Given positive integers $n$ and $M$, an $(n,M)$ fixed-length code for a discrete channel $(\mathcal{X},\mathcal{Y}, \{P_{Y^{n}|X^{n}}\}_{n=1}^{\infty})$ with code length $n$ and rate $R_{n}:=\frac{1}{n}\log_{2}M$ message bits/channel use consists of:

• a message set $\mathcal{M}=\{1,\cdots,M\}$ intended for transmission
• an encoding function $$f:\mathcal{M}\to\mathcal{X}^{n}$$yielding codewords $f(1),\cdots,f(M)\in\mathcal{X}^{n}$ of length $n$. The set of codewords is called the codebook, written as $$\mathcal{C}_{n}=\{f(1),\cdots,f(M)\}$$
• a decoding function $$g:\mathcal{Y}^{n}\to\mathcal{M}$$

Definition (Average probability of error)
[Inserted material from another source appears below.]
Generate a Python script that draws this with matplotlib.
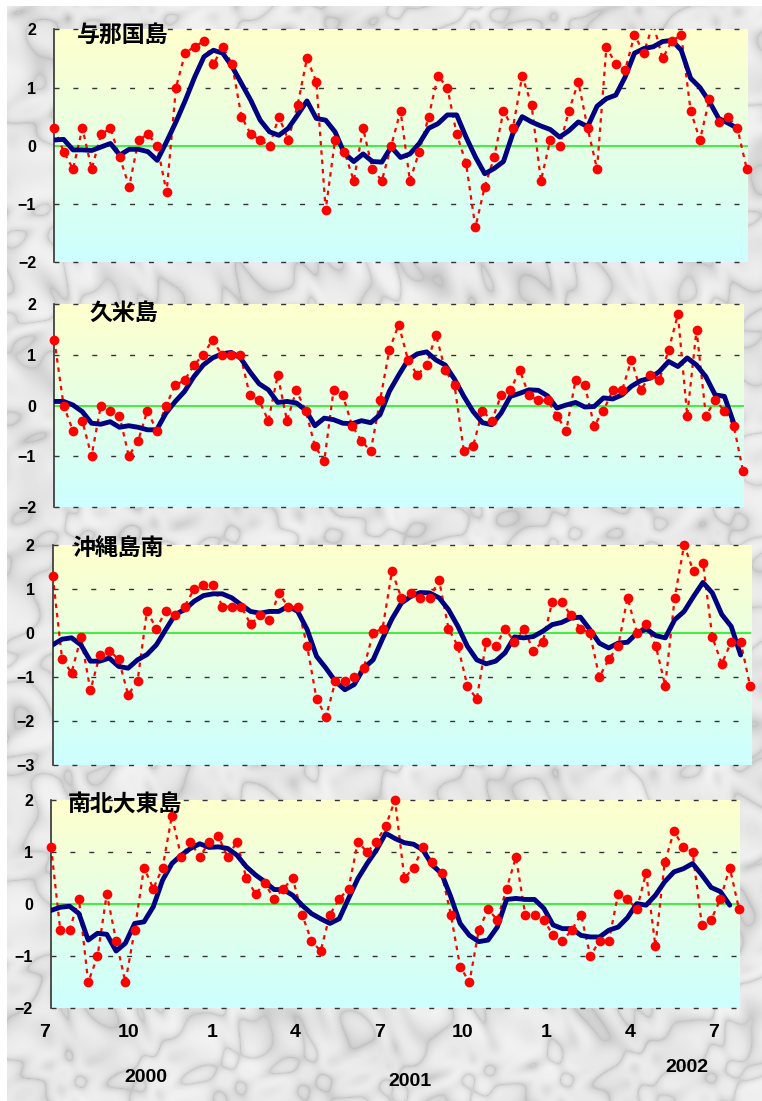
import numpy as np
import matplotlib
matplotlib.use("Agg")
import matplotlib.pyplot as plt
from matplotlib.colors import LinearSegmentedColormap

# 10-day anomalies, Jul 2000 - Jul 2002 (75 values per station)
stations = ["与那国島", "久米島", "沖縄島南", "南北大東島"]

yonaguni = [0.3, -0.1, -0.4, 0.3, -0.4, 0.2, 0.3, -0.2, -0.7, 0.1,
            0.2, 0.0, -0.8, 1.0, 1.6, 1.7, 1.8, 1.4, 1.7, 1.4,
            0.5, 0.2, 0.1, 0.0, 0.5, 0.1, 0.7, 1.5, 1.1, -1.1,
            0.1, -0.1, -0.6, 0.3, -0.4, -0.6, 0.0, 0.6, -0.6, -0.1,
            0.5, 1.2, 1.0, 0.2, -0.3, -1.4, -0.7, -0.2, 0.6, 0.3,
            1.2, 0.7, -0.6, 0.1, 0.0, 0.6, 1.1, 0.3, -0.4, 1.7,
            1.4, 1.3, 1.9, 1.6, 2.1, 1.5, 1.8, 1.9, 0.6, 0.1,
            0.8, 0.4, 0.5, 0.3, -0.4]
yonaguni_smooth = [0.10, 0.11, -0.07, -0.07, -0.08, -0.02, 0.04, -0.16, -0.06, -0.06,
                   -0.10, -0.25, 0.07, 0.41, 0.78, 1.18, 1.53, 1.64, 1.59, 1.36,
                   1.07, 0.78, 0.44, 0.24, 0.18, 0.30, 0.53, 0.77, 0.47, 0.44,
                   0.24, -0.13, -0.27, -0.14, -0.27, -0.28, -0.02, -0.20, -0.14, 0.04,
                   0.30, 0.38, 0.53, 0.53, 0.15, -0.19, -0.48, -0.39, -0.27, 0.21,
                   0.50, 0.41, 0.34, 0.28, 0.15, 0.26, 0.41, 0.33, 0.68, 0.81,
                   0.87, 1.18, 1.59, 1.67, 1.70, 1.79, 1.81, 1.64, 1.16, 1.00,
                   0.76, 0.47, 0.39, 0.30]

kume = [1.3, 0.0, -0.5, -0.3, -1.0, 0.0, -0.1, -0.2, -1.0, -0.7,
        -0.1, -0.5, 0.0, 0.4, 0.5, 0.8, 1.0, 1.3, 1.0, 1.0,
        1.0, 0.2, 0.1, -0.3, 0.6, -0.3, 0.3, -0.1, -0.8, -1.1,
        0.3, 0.2, -0.4, -0.7, -0.9, 0.1, 1.1, 1.6, 0.9, 0.6,
        0.8, 1.4, 0.7, 0.4, -0.9, -0.8, -0.1, -0.3, 0.2, 0.3,
        0.7, 0.2, 0.1, 0.1, -0.2, -0.5, 0.5, 0.4, -0.4, -0.1,
        0.3, 0.3, 0.9, 0.3, 0.6, 0.5, 1.1, 1.8, -0.2, 1.5,
        -0.2, 0.1, -0.1, -0.4, -1.3]
kume_smooth = [0.08, 0.08, 0.01, -0.12, -0.35, -0.37, -0.32, -0.43, -0.40, -0.43,
               -0.48, -0.48, -0.15, 0.08, 0.28, 0.57, 0.80, 0.94, 1.02, 1.05,
               0.94, 0.67, 0.43, 0.31, 0.06, 0.08, 0.05, -0.09, -0.40, -0.25,
               -0.28, -0.35, -0.36, -0.30, -0.34, -0.18, 0.28, 0.60, 0.90, 1.02,
               1.06, 0.90, 0.80, 0.52, 0.18, -0.12, -0.34, -0.38, -0.15, 0.18,
               0.24, 0.31, 0.30, 0.19, -0.05, 0.01, 0.06, -0.03, -0.02, 0.15,
               0.13, 0.21, 0.38, 0.49, 0.54, 0.67, 0.87, 0.77, 0.94, 0.80,
               0.57, 0.21, 0.18, -0.35]

okinawa_s = [1.3, -0.6, -0.9, -0.1, -1.3, -0.5, -0.4, -0.6, -1.4, -1.1,
             0.5, 0.1, 0.5, 0.4, 0.6, 1.0, 1.1, 1.1, 0.6, 0.6,
             0.6, 0.2, 0.4, 0.3, 0.9, 0.6, 0.6, -0.3, -1.5, -1.9,
             -1.1, -1.1, -1.0, -0.8, 0.0, 0.1, 1.4, 0.8, 0.9, 0.8,
             0.8, 1.2, 0.1, -0.3, -1.2, -1.5, -0.2, -0.3, 0.1, -0.2,
             0.1, -0.4, -0.2, 0.7, 0.7, 0.4, 0.1, 0.0, -1.0, -0.6,
             -0.3, 0.8, 0.0, 0.2, -0.3, -1.2, 0.8, 2.0, 1.4, 1.6,
             -0.1, -0.7, -0.2, -0.2, -1.2]
okinawa_s_smooth = [-0.27, -0.14, -0.11, -0.27, -0.64, -0.64, -0.57, -0.76, -0.80, -0.61,
                    -0.49, -0.27, 0.08, 0.42, 0.53, 0.72, 0.85, 0.89, 0.89, 0.80,
                    0.64, 0.49, 0.45, 0.49, 0.49, 0.61, 0.49, 0.08, -0.53, -0.80,
                    -1.10, -1.29, -1.17, -0.80, -0.61, -0.13, 0.32, 0.68, 0.83, 0.92,
                    0.91, 0.80, 0.53, 0.15, -0.30, -0.61, -0.70, -0.64, -0.45, -0.09,
                    -0.11, -0.08, 0.04, 0.19, 0.24, 0.34, 0.36, 0.08, -0.23, -0.34,
                    -0.23, -0.21, 0.00, 0.09, -0.06, -0.11, 0.30, 0.49, 0.83, 1.15,
                    0.91, 0.42, 0.15, -0.50]

daito = [1.1, -0.5, -0.5, 0.1, -1.5, -1.0, 0.2, -0.7, -1.5, -0.5,
         0.7, 0.3, 0.7, 1.7, 0.9, 1.2, 0.9, 1.2, 1.3, 0.9,
         1.2, 0.5, 0.2, 0.4, 0.1, 0.3, 0.5, -0.2, -0.7, -0.9,
         -0.2, 0.1, 0.3, 1.2, 1.0, 1.2, 1.5, 2.0, 0.5, 0.7,
         1.1, 0.8, 0.6, -0.2, -1.2, -1.5, -0.5, -0.1, -0.3, 0.3,
         0.9, -0.2, -0.2, -0.3, -0.6, -0.7, -0.5, -0.2, -1.0, -0.7,
         -0.7, 0.2, 0.1, -0.1, 0.6, -0.8, 0.8, 1.4, 1.1, 1.0,
         -0.4, -0.3, 0.1, 0.7, -0.1]
daito_smooth = [-0.12, -0.06, -0.04, -0.18, -0.69, -0.56, -0.58, -0.90, -0.75, -0.37,
                -0.34, -0.05, 0.46, 0.78, 0.94, 1.07, 1.16, 1.09, 1.10, 1.07,
                0.94, 0.72, 0.56, 0.43, 0.28, 0.28, 0.17, -0.02, -0.18, -0.28,
                -0.37, -0.28, 0.11, 0.49, 0.78, 1.04, 1.36, 1.26, 1.18, 1.15,
                1.04, 0.75, 0.59, 0.14, -0.37, -0.60, -0.72, -0.69, -0.44, 0.09,
                0.11, 0.09, 0.09, -0.08, -0.40, -0.47, -0.47, -0.60, -0.63, -0.63,
                -0.50, -0.44, -0.26, 0.01, -0.02, 0.17, 0.43, 0.62, 0.68, 0.78,
                0.56, 0.32, 0.24, -0.02]

month_labels = ["7", "10", "1", "4", "7", "10", "1", "4", "7"]
year_labels = ["2000", "2001", "2002"]

dots = [yonaguni, kume, okinawa_s, daito]
smooth = [yonaguni_smooth, kume_smooth, okinawa_s_smooth, daito_smooth]
ylims = [(-2, 2), (-2, 2), (-3, 2), (-2, 2)]

W, H = 762, 1101
# plot areas in pixels: left, right, top, bottom
boxes = [(54.3, 747.7, 29.3, 262.3),
         (54.3, 744.0, 304.3, 506.7),
         (52.7, 751.0, 545.0, 765.0),
         (51.0, 740.0, 800.0, 1008.3)]
title_pos = [(77, 35), (89, 313), (72, 548), (68, 804)]

num_font = ["Liberation Sans", "DejaVu Sans"]
cjk_font = ["Noto Sans CJK JP", "DejaVu Sans"]

fig = plt.figure(figsize=(W / 100, H / 100), dpi=100)

# marble-like backdrop (procedural, purely decorative)
bg = fig.add_axes([7 / W, 0, 1 - 7 / W, 1 - 6 / H], zorder=-10)
yy, xx = np.mgrid[0:1095, 0:755].astype(float)
turb = (np.sin(xx / 37.0 + 2.1 * np.sin(yy / 53.0))
        + 0.8 * np.sin(yy / 29.0 - xx / 71.0 + 1.7 * np.cos(xx / 41.0))
        + 0.5 * np.sin((xx + yy) / 11.0 + 2.0 * np.sin(yy / 17.0))
        + 0.4 * np.sin((xx - 0.7 * yy) / 7.0 + 1.5 * np.cos(xx / 13.0)))
vein = np.abs(np.sin((0.6 * xx + yy) / 45.0 + 1.4 * turb))
cloud = 0.5 + 0.25 * np.sin(xx / 23.0 + np.cos(yy / 31.0) * 3) * np.cos(yy / 19.0 - xx / 47.0)
tex = 0.70 + 0.17 * vein ** 0.4 + 0.10 * cloud
bg.imshow(tex, cmap="gray", vmin=0, vmax=1, aspect="auto",
          interpolation="bilinear")
bg.axis("off")

grad = LinearSegmentedColormap.from_list("yc", ["#FFFFCC", "#CCFFFF"])

for k in range(4):
    L, R, T, B = boxes[k]
    ax = fig.add_axes([L / W, 1 - B / H, (R - L) / W, (B - T) / H])
    y0, y1 = ylims[k]
    xmax = 74.1
    ax.set_xlim(0, xmax)
    ax.set_ylim(y0, y1)
    ax.imshow(np.linspace(0, 1, 256).reshape(-1, 1), cmap=grad,
              extent=[0, xmax, y0, y1], aspect="auto", zorder=0)

    for v in range(y0, y1 + 1):
        if v == 0:
            ax.axhline(0, color="#33EE33", lw=1.3, zorder=1)
        else:
            ax.axhline(v, color="#333333", lw=1.0, dashes=(3.6, 10.0),
                       zorder=1, clip_on=False)

    vals = np.array(dots[k])
    x = np.arange(len(vals))
    ax.plot(x, vals, color="#FF0000", lw=1.6, dashes=(2.0, 2.2), zorder=2)
    sm = np.array(smooth[k])
    ax.plot(np.arange(len(sm)), sm, color="#000080", lw=3.5,
            solid_capstyle="round", solid_joinstyle="round", zorder=3)
    ax.plot(x, np.ma.masked_greater(vals, y1), "o", color="#FF0000",
            ms=7, mec="none", zorder=4, clip_on=False)

    for s in ["top", "right", "bottom"]:
        ax.spines[s].set_visible(False)
    ax.spines["left"].set_color("#333333")
    ax.spines["left"].set_linewidth(1.2)
    ax.set_xticks([])
    ax.set_yticks(range(y0, y1 + 1))
    ax.tick_params(axis="y", length=0, pad=13)
    for lab in ax.get_yticklabels():
        lab.set_family(num_font)
        lab.set_fontweight("bold")
        lab.set_fontsize(11.5)

    tx, ty = title_pos[k]
    fig.text(tx / W, 1 - ty / H, stations[k], family=cjk_font,
             fontweight="bold", fontsize=16.5, va="center", ha="left", zorder=10)

    if k == 3:
        pos = np.arange(len(month_labels)) * 9 - 0.7
        for p, lab in zip(pos, month_labels):
            ax.text(p, -0.115, lab, transform=ax.get_xaxis_transform(),
                    ha="center", va="center", family=num_font,
                    fontweight="bold", fontsize=14, clip_on=False)

year_pos = [(146, 1078), (410, 1081), (687, 1068)]
for (px, py), lab in zip(year_pos, year_labels):
    fig.text(px / W, 1 - py / H, lab, ha="center", va="center",
             family=num_font, fontweight="bold", fontsize=14)

fig.savefig("out.png", dpi=100)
Given a $(n,M)$ code $\mathcal{C}_{n}$, its average probability of error is given by $$\begin{align*} P_e(\mathcal{C}_n):&=P(\hat W\not=W)\\ &=\sum\limits_{w=1}^{M}P(W=w)P(g(y^{n}\not=w|W=w))\\ &=\frac{1}{M}\sum\limits^{M}_{w=1}\lambda_{w}(\mathcal{C}_{n}) \end{align*}$$where $$\begin{align*} \lambda_{w}(\mathcal{C}_{n}):&=P(g(y^{n})\not=w|W=w))\\ &=P(g(y^{n})\not=w|X^{n}=f(w))\\ &=\sum\limits_{y^{n}\in\mathcal{Y}^{n}:g(y^{n}\not=w)}P_{Y^{n}|X^{n}}(y^{n}|x^{n}) \end{align*}$$is the code’s conditional Probability of Decoding error given that the message $w$ is sent over the channel.